A balanced-budget amendment wouldn’t resolve this question or others. It would be a straitjacket with a formless dummy inside — some unknowable mix of taxes and spending. “Balancing the budget” by zeroing out highway spending to maintain policy illusion on entitlements for a while longer, for instance, would only tip the scale against growth.
And if Republicans do too good a job at convincing people that balanced budgets are important, eventually they’ll walk right into a budget “solution” that involves severe tax hikes during a recession, or one that involves gutting the military.
Absent an economic miracle, the nation faces tough choices. Let’s not make them harder by pretending that defaulting on our external debt is an option.
Nor is it realistic to contemplate internally defaulting on Social Security checks or delaying payments owed to vendors — or instantly slashing spending by nearly half to try to pay our outstanding bills.
External debt default would risk a financial crisis. Any politician who is cavalier about this possibility should remember that much of the increase in outstanding debt over the past few years has come from the still-fresh financial meltdown.
As Carmen M. Reinhart and Kenneth S. Rogoff wrote in This Time is Different, their 800-year survey of financial debacles:
Banking crises almost invariably lead to sharp declines in tax revenues, while other factors leading to higher deficits can include the operation of automatic fiscal stabilizers [such as unemployment insurance], counter-cyclical fiscal policy [such as aid to state governments and other “stimulus”], and higher interest payments. . . . On average, during the modern era, real government debt rises by 86 percent during the three years following a banking crisis. . . . These fiscal consequences, which include both direct and indirect costs, are an order of magnitude larger than the usual bank bailout costs.
In the nearly three years since Lehman Brothers collapsed, government debt is up 48 percent. A default on our bonds probably would send the debt spiraling higher, as it would result in bigger government, not smaller.
A global run on short-term money and “repo” markets whose currency is Treasury bonds would spur businesses to shed hundreds of thousands of jobs. That’s what happened in 2008, because the businesses that relied on such markets to meet payroll or to finance inventory had a hard time getting cash.

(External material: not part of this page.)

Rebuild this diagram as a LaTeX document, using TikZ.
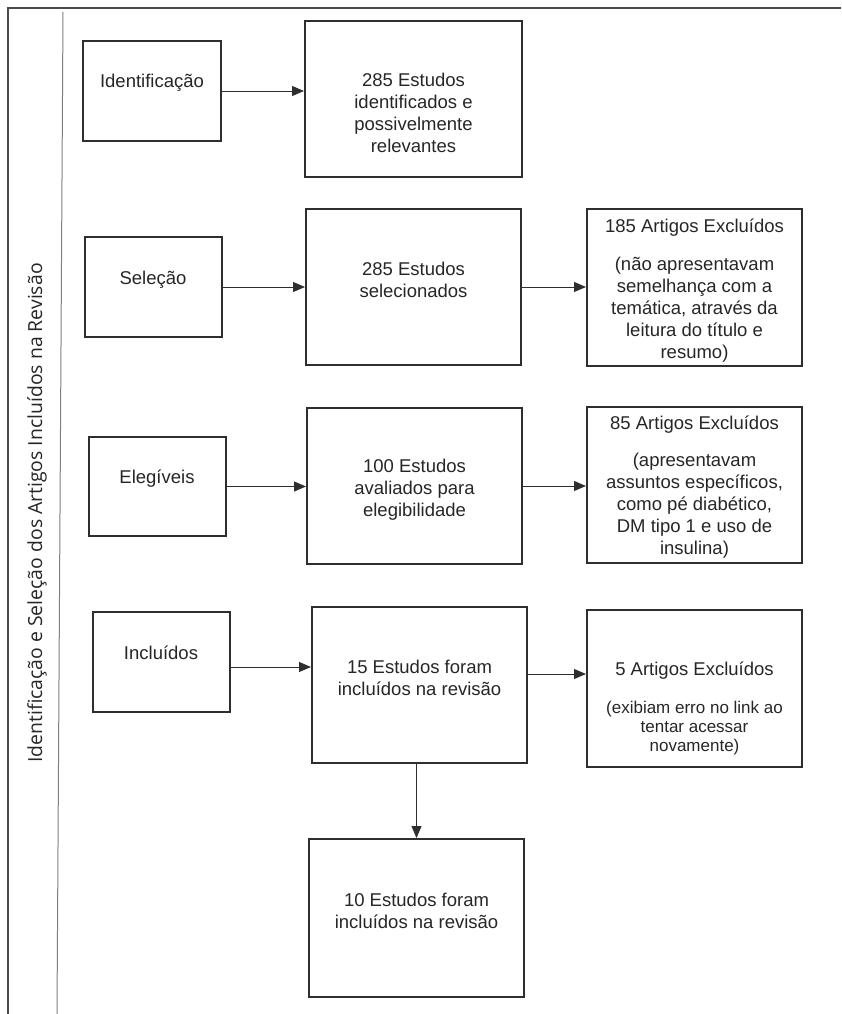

This time as last, the newly unemployed would fall right onto unemployment, disability, and Medicaid rolls.
It wouldn’t take long — a matter of days — for the U.S. government to capitulate. But the damage would be done.
Even delays in dispatching Social Security benefits and in writing checks to vendors such as defense contractors would slow the economy. Without expected cash coming in, people and businesses would have to hoard more money to be sure of paying their bills.
It would be one thing if an instant solution to our long-term fiscal, social, and economic problems were at hand, and the only thing stopping us from enacting it were the ability to borrow more money next week. But that’s not the case.
An intensification of default brinkmanship would only hurt the economy, and make longer-term problems harder to solve.
— Nicole Gelinas is a contributing editor of the Manhattan Institute’s City Journal.